At thirty-eight grand driveaway for a fully electric SUV, Chery has lobbed the MY26 E5 Ultimate into a volatile market where one-upmanship may well mean a race to the bottom. At $37,990, the only brands likely to meet it without a mild attack of the vapours are the other Chinese marques already treating affordable EV pricing like a contact sport.
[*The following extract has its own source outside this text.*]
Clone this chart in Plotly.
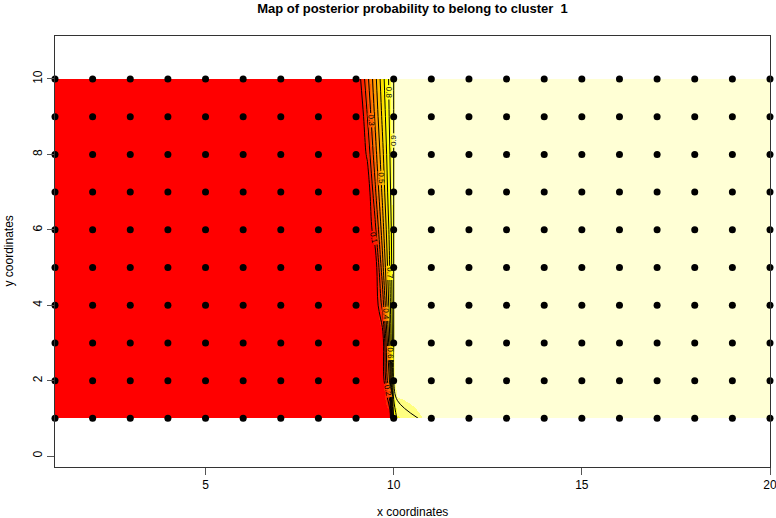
import plotly.graph_objects as go

# ---- data ----
grid_x = list(range(1, 21))          # sampled x coordinates
grid_y = list(range(1, 11))          # sampled y coordinates

map_x = [1, 9.1, 9.3, 9.5, 9.7, 9.9, 10.0, 10.1, 11, 20]
map_y = [1, 2, 3, 4, 5, 6, 7, 8, 9, 10]
# posterior probability to belong to cluster 1 (rows = map_y, cols = map_x)
prob = [
    [0, 0,     0,     0,     0,     0.00, 0.70, 0.82, 0.95, 0.99],  # y=1
    [0, 0,     0,     0,     0,     0.45, 0.90, 0.99, 0.99, 0.99],  # y=2
    [0, 0,     0,     0,     0.01,  0.60, 0.90, 0.99, 0.99, 0.99],  # y=3
    [0, 0,     0,     0,     0.23,  0.67, 0.90, 0.99, 0.99, 0.99],  # y=4
    [0, 0,     0,     0.01,  0.36,  0.71, 0.90, 0.99, 0.99, 0.99],  # y=5
    [0, 0,     0,     0.16,  0.45,  0.74, 0.90, 0.99, 0.99, 0.99],  # y=6
    [0, 0,     0.01,  0.27,  0.52,  0.78, 0.90, 0.99, 0.99, 0.99],  # y=7
    [0, 0,     0.12,  0.35,  0.57,  0.80, 0.90, 0.99, 0.99, 0.99],  # y=8
    [0, 0,     0.20,  0.41,  0.62,  0.82, 0.90, 0.99, 0.99, 0.99],  # y=9
    [0, 0.08,  0.27,  0.46,  0.66,  0.83, 0.90, 0.99, 0.99, 0.99],  # y=10
]

x_ticks = [5, 10, 15, 20]
y_ticks = [0, 2, 4, 6, 8, 10]

# R heat.colors(12)
heat = ["#FF0000", "#FF2000", "#FF4000", "#FF6000", "#FF8000", "#FF9F00",
        "#FFBF00", "#FFDF00", "#FFFF00", "#FFFF2B", "#FFFF80", "#FFFFD5"]
n = len(heat)
cscale = []
for i, c in enumerate(heat):
    cscale.append([i / n, c])
    cscale.append([(i + 1) / n, c])

pts_x = [x for y in grid_y for x in grid_x]
pts_y = [y for y in grid_y for x in grid_x]

fig = go.Figure()
fig.add_trace(go.Contour(
    x=map_x, y=map_y, z=prob,
    colorscale=cscale, zauto=False, zmin=0, zmax=1,
    showscale=False,
    contours=dict(coloring="heatmap", start=0.1, end=0.9, size=0.1,
                  showlabels=True,
                  labelfont=dict(size=8, color="#000000", family="Liberation Sans, Arial")),
    line=dict(color="#000000", width=1),
    hoverinfo="skip",
))
fig.add_trace(go.Scatter(
    x=pts_x, y=pts_y, mode="markers",
    marker=dict(color="#000000", size=7, symbol="circle"),
    cliponaxis=False, hoverinfo="skip",
))

axis_common = dict(
    showgrid=False, zeroline=False, showline=True, mirror=True,
    linecolor="#333333", linewidth=1, ticks="outside", ticklen=7,
    tickcolor="#555555", tickfont=dict(size=12, color="#000000"),
    ticklabeloverflow="allow", automargin=False,
)
fig.update_xaxes(range=[1, 20], tickvals=x_ticks, ticktext=[str(v) for v in x_ticks],
                 **axis_common)
fig.update_yaxes(range=[-0.29, 11.14], tickvals=y_ticks, tickangle=-90, **axis_common)

fig.update_layout(
    width=776, height=518,
    margin=dict(l=55, r=6, t=36, b=51),
    paper_bgcolor="white", plot_bgcolor="white",
    showlegend=False,
    font=dict(family="Liberation Sans, Arial, Helvetica", color="#000000"),
    title=dict(text="<b>Map of posterior probability to belong to cluster  1</b>",
               x=0.5, xref="paper", xanchor="center",
               y=1 - 8 / 518, yref="container", yanchor="middle",
               font=dict(size=13)),
    annotations=[
        dict(text="x coordinates", x=0.5, y=0, xref="paper", yref="paper",
             yshift=-45, showarrow=False, yanchor="middle", font=dict(size=12)),
        dict(text="y coordinates", x=0, y=0.5, xref="paper", yref="paper",
             xshift=-47, showarrow=False, textangle=-90, xanchor="center",
             font=dict(size=12)),
    ],
)

fig.write_html("out.html", config={"displayModeBar": False},
               post_script="document.body.style.margin='0';document.body.style.overflow='hidden';")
This is the real story. Not merely that Chery has cut the price, but where that price now sits. The E5 is not trying to pick a fight with premium European curios, nor with prestige brands that think a fancy badge and some mood lighting can excuse financial indecency. It is going straight into the meat grinder where BYD, GAC, GWM, Leapmotor, MG, Hyundai, Kia, Jeep, Volvo, and Renault are all waving spec sheets about like daggers at 50 paces.
The difference is that the Chery now looks like one of the sharper deals in the rack.
ABOVE: Chery E5 stock images from the GCB library.
The size and price squeeze
At $37,990 driveaway, the E5 is awkwardly cheap for everyone else. It is priced close to smaller hatchbacks and baby SUVs, yet presents as a larger small SUV option. Only the other Chinese brands seem willing, or perhaps able, to play this sort of game without coming over all queer.
| Model | Segment Type | Estimated drive away price |
|---|---|---|
| Chery E5 Ultimate | SUV (Large-Small) | $37,990 |
| BYD Atto 2 | SUV (Small) | $33,210 – $39,195 |
| GAC Aion UT | Hatchback | $30,990 – $35,990 |
| GWM Ora | Hatchback | $35,990 – $38,990 |
| Leapmotor B10 | SUV (Small) | $38,990 – $41,990 |
| Hyundai Inster | City SUV (Micro) | $39,990 – $49,170 |
| MG S5 | SUV (Small) | $40,490 – $46,990 |
| BYD Atto 3 | SUV (Medium) | $44,090 – $49,240 |
| Hyundai Kona Electric | SUV (Small) | $45,990 – $64,990 |
| Kia EV3 | SUV (Small) | $50,270 – $71,340 |
| Jeep Avenger EV | SUV (Small) | $49,990 – $60,990 |
| Volvo EX30 | SUV (Small) | $59,990 – $75,290 |
| Renault Megane E-Tech | Hatchback | ~$54,990 |
That is rather telling. BYD can meet it. GAC can. GWM can. MG can just about hold eye contact. The legacy makers, meanwhile, still seem convinced their small EVs should be priced like family inheritances. Kia’s EV3 wandering up past $71,000 is particularly rich. It is less a price point than a cry for help. The once go-to for bargain hunters has priced itself into a place it should not be.
The GCB take
The new E5 price is not just a discount. It is a flare shot into the middle of Australia’s affordable EV market. Chery now sits in a very awkward spot for rivals, close enough to the cheapest Chinese offerings to look like value, but large enough to make some of them feel a bit cramped, while sitting miles below the upper reaches of Hyundai, Kia, Jeep, Volvo, and Renault pricing.
If the E5 drives well enough and avoids ownership nonsense, buyers will do what buyers always do. They will look at the size, look at the sticker, and ask why some legacy brands are still charging as though 2021 never ended. Eyes on the prize girls, or suffer as the long-dead Holden did, which did not read the room and disappeared in a puff of completely irrelevant indignation.